A numerical study of two-phase miscible flow through porous media with a Lagrangian model

TL;DR

This paper develops a Lagrangian numerical model to simulate two-phase miscible flow in porous media, highlighting the effects of pressure drag and skin friction on solvent dispersion, with implications for enhanced oil recovery.

Contribution

It extends a streamline-based Lagrangian approach to accurately model dispersion and diffusion in miscible flows, accounting for nonlinear effects of pressure drag and skin friction.

Findings

Numerical results agree with asymptotic analysis.

Darcy's method fails to capture nonlinear effects when skin friction dominates.

Mass conservation is validated and useful for oil recovery optimization.

Abstract

The multiphase flow mechanism in miscible displacement through porous media is an important topic in various applications, such as petroleum engineering, low Reynolds number suspension flows, dusty gas dynamics, and fluidized beds.
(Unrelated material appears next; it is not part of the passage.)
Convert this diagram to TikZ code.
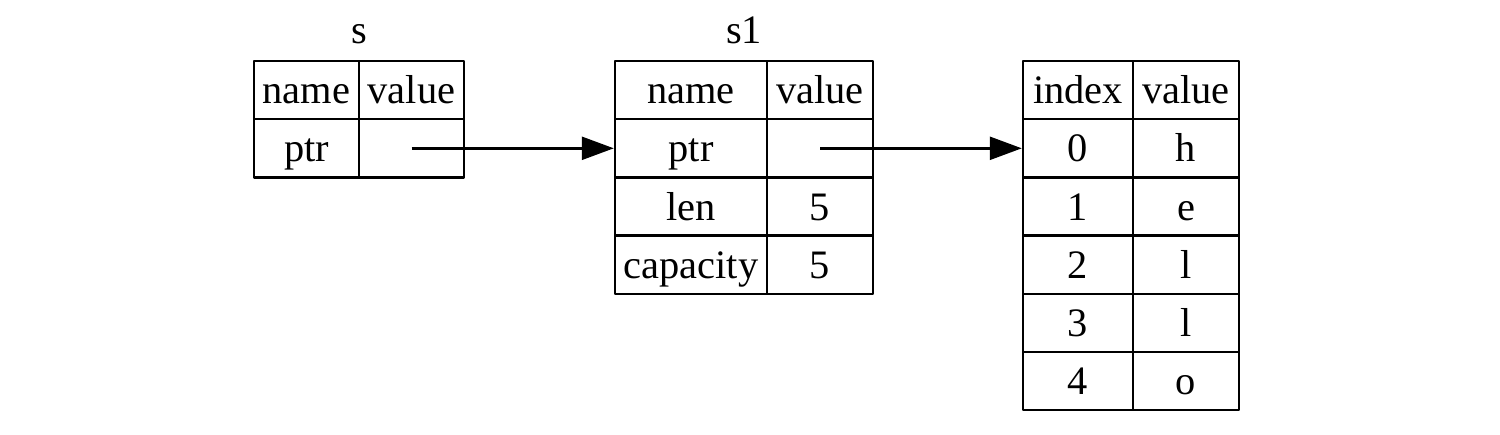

To simulate such flows, volume averaging spatial operators are considered to incorporate pressure drag and skin friction experienced by a porous medium. In this work, a streamline-based Lagrangian methodology is extended for an efficient numerical approach to handle dispersion and diffusion of solvent saturation during a miscible flow. Overall pressure drag on the diffusion and dispersion of solvent saturation is investigated. Numerical results show excellent agreement with the results obtained from asymptotic analysis. The present numerical simulations indicate that the nonlinear effects due to skin friction and pressure drag cannot be accurately captured by Darcy's method if the contribution of the skin friction dominates over that of the pressure drag. Moreover, mass conservation law is investigated, which is an important feature for enhanced oil recovery, and the results help to guide a good agreement with theory. This investigation examines how the flow regime may be optimized for enhanced oil recovery methods.